__Written instruction__:
Read the data and repeat all of it exactly.

— start Recorded data —

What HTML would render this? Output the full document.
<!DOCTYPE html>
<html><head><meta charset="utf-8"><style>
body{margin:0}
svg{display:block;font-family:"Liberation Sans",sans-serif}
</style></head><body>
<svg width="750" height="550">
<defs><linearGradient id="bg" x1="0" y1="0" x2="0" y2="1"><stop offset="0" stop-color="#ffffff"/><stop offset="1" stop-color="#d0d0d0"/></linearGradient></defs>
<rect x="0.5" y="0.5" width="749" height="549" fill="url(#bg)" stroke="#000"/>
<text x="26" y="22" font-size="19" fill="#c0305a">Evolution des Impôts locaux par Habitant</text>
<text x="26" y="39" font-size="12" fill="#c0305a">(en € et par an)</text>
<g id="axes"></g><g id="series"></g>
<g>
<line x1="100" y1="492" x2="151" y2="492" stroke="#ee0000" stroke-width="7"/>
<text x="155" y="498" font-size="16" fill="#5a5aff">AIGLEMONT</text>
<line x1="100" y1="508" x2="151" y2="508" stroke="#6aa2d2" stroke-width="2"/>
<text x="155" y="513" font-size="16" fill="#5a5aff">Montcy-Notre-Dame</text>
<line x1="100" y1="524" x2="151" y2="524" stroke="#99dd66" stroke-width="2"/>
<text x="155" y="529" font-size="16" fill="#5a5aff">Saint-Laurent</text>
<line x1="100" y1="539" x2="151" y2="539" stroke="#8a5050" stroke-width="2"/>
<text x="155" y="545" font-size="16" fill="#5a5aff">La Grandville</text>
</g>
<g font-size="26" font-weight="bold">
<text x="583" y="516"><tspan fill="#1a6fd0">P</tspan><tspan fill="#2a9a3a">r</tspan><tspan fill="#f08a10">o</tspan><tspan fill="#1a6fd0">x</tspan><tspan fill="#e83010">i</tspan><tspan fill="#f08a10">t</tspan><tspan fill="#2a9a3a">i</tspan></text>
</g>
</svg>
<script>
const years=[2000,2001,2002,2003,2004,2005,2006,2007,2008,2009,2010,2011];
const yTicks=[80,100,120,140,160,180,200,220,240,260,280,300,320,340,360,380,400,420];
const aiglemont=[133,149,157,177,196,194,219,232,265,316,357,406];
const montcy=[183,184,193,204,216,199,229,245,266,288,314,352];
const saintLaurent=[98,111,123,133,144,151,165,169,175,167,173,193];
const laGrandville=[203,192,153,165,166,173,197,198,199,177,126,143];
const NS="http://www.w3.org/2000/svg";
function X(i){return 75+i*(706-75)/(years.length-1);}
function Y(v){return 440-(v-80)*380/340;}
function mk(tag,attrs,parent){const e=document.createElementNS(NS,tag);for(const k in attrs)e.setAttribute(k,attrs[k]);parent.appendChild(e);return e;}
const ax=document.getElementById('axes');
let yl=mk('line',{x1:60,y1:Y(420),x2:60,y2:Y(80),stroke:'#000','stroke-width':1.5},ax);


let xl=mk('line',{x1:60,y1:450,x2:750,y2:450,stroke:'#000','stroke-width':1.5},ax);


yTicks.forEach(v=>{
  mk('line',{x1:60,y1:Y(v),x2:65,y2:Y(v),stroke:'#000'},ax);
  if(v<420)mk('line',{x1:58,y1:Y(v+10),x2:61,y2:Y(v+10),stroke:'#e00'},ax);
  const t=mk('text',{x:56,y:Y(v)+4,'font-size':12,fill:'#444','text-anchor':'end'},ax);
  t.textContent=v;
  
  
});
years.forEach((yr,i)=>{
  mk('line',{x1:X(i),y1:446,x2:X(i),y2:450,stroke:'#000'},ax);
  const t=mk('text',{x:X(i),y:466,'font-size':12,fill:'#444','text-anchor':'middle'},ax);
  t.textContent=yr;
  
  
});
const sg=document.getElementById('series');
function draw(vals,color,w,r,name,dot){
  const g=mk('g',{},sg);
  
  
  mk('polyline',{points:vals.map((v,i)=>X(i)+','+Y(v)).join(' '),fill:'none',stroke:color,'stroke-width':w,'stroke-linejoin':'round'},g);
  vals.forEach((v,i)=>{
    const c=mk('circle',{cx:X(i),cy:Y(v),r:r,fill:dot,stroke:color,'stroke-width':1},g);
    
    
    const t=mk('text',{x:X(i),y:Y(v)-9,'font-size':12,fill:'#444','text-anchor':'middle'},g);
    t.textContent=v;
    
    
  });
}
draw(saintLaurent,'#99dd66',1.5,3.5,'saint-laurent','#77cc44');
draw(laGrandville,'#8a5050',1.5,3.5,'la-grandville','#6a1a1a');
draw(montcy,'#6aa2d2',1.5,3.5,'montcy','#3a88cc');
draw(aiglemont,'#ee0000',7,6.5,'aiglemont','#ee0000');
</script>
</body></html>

— end Recorded data —

__Problem solution__:
What HTML would render this? Output the full document.
<!DOCTYPE html>
<html><head><meta charset="utf-8"><style>
body{margin:0}
svg{display:block;font-family:"Liberation Sans",sans-serif}
</style></head><body>
<svg width="750" height="550">
<defs><linearGradient id="bg" x1="0" y1="0" x2="0" y2="1"><stop offset="0" stop-color="#ffffff"/><stop offset="1" stop-color="#d0d0d0"/></linearGradient></defs>
<rect x="0.5" y="0.5" width="749" height="549" fill="url(#bg)" stroke="#000"/>
<text x="26" y="22" font-size="19" fill="#c0305a">Evolution des Impôts locaux par Habitant</text>
<text x="26" y="39" font-size="12" fill="#c0305a">(en € et par an)</text>
<g id="axes"></g><g id="series"></g>
<g>
<line x1="100" y1="492" x2="151" y2="492" stroke="#ee0000" stroke-width="7"/>
<text x="155" y="498" font-size="16" fill="#5a5aff">AIGLEMONT</text>
<line x1="100" y1="508" x2="151" y2="508" stroke="#6aa2d2" stroke-width="2"/>
<text x="155" y="513" font-size="16" fill="#5a5aff">Montcy-Notre-Dame</text>
<line x1="100" y1="524" x2="151" y2="524" stroke="#99dd66" stroke-width="2"/>
<text x="155" y="529" font-size="16" fill="#5a5aff">Saint-Laurent</text>
<line x1="100" y1="539" x2="151" y2="539" stroke="#8a5050" stroke-width="2"/>
<text x="155" y="545" font-size="16" fill="#5a5aff">La Grandville</text>
</g>
<g font-size="26" font-weight="bold">
<text x="583" y="516"><tspan fill="#1a6fd0">P</tspan><tspan fill="#2a9a3a">r</tspan><tspan fill="#f08a10">o</tspan><tspan fill="#1a6fd0">x</tspan><tspan fill="#e83010">i</tspan><tspan fill="#f08a10">t</tspan><tspan fill="#2a9a3a">i</tspan></text>
</g>
</svg>
<script>
const years=[2000,2001,2002,2003,2004,2005,2006,2007,2008,2009,2010,2011];
const yTicks=[80,100,120,140,160,180,200,220,240,260,280,300,320,340,360,380,400,420];
const aiglemont=[133,149,157,177,196,194,219,232,265,316,357,406];
const montcy=[183,184,193,204,216,199,229,245,266,288,314,352];
const saintLaurent=[98,111,123,133,144,151,165,169,175,167,173,193];
const laGrandville=[203,192,153,165,166,173,197,198,199,177,126,143];
const NS="http://www.w3.org/2000/svg";
function X(i){return 75+i*(706-75)/(years.length-1);}
function Y(v){return 440-(v-80)*380/340;}
function mk(tag,attrs,parent){const e=document.createElementNS(NS,tag);for(const k in attrs)e.setAttribute(k,attrs[k]);parent.appendChild(e);return e;}
const ax=document.getElementById('axes');
let yl=mk('line',{x1:60,y1:Y(420),x2:60,y2:Y(80),stroke:'#000','stroke-width':1.5},ax);


let xl=mk('line',{x1:60,y1:450,x2:750,y2:450,stroke:'#000','stroke-width':1.5},ax);


yTicks.forEach(v=>{
  mk('line',{x1:60,y1:Y(v),x2:65,y2:Y(v),stroke:'#000'},ax);
  if(v<420)mk('line',{x1:58,y1:Y(v+10),x2:61,y2:Y(v+10),stroke:'#e00'},ax);
  const t=mk('text',{x:56,y:Y(v)+4,'font-size':12,fill:'#444','text-anchor':'end'},ax);
  t.textContent=v;
  
  
});
years.forEach((yr,i)=>{
  mk('line',{x1:X(i),y1:446,x2:X(i),y2:450,stroke:'#000'},ax);
  const t=mk('text',{x:X(i),y:466,'font-size':12,fill:'#444','text-anchor':'middle'},ax);
  t.textContent=yr;
  
  
});
const sg=document.getElementById('series');
function draw(vals,color,w,r,name,dot){
  const g=mk('g',{},sg);
  
  
  mk('polyline',{points:vals.map((v,i)=>X(i)+','+Y(v)).join(' '),fill:'none',stroke:color,'stroke-width':w,'stroke-linejoin':'round'},g);
  vals.forEach((v,i)=>{
    const c=mk('circle',{cx:X(i),cy:Y(v),r:r,fill:dot,stroke:color,'stroke-width':1},g);
    
    
    const t=mk('text',{x:X(i),y:Y(v)-9,'font-size':12,fill:'#444','text-anchor':'middle'},g);
    t.textContent=v;
    
    
  });
}
draw(saintLaurent,'#99dd66',1.5,3.5,'saint-laurent','#77cc44');
draw(laGrandville,'#8a5050',1.5,3.5,'la-grandville','#6a1a1a');
draw(montcy,'#6aa2d2',1.5,3.5,'montcy','#3a88cc');
draw(aiglemont,'#ee0000',7,6.5,'aiglemont','#ee0000');
</script>
</body></html>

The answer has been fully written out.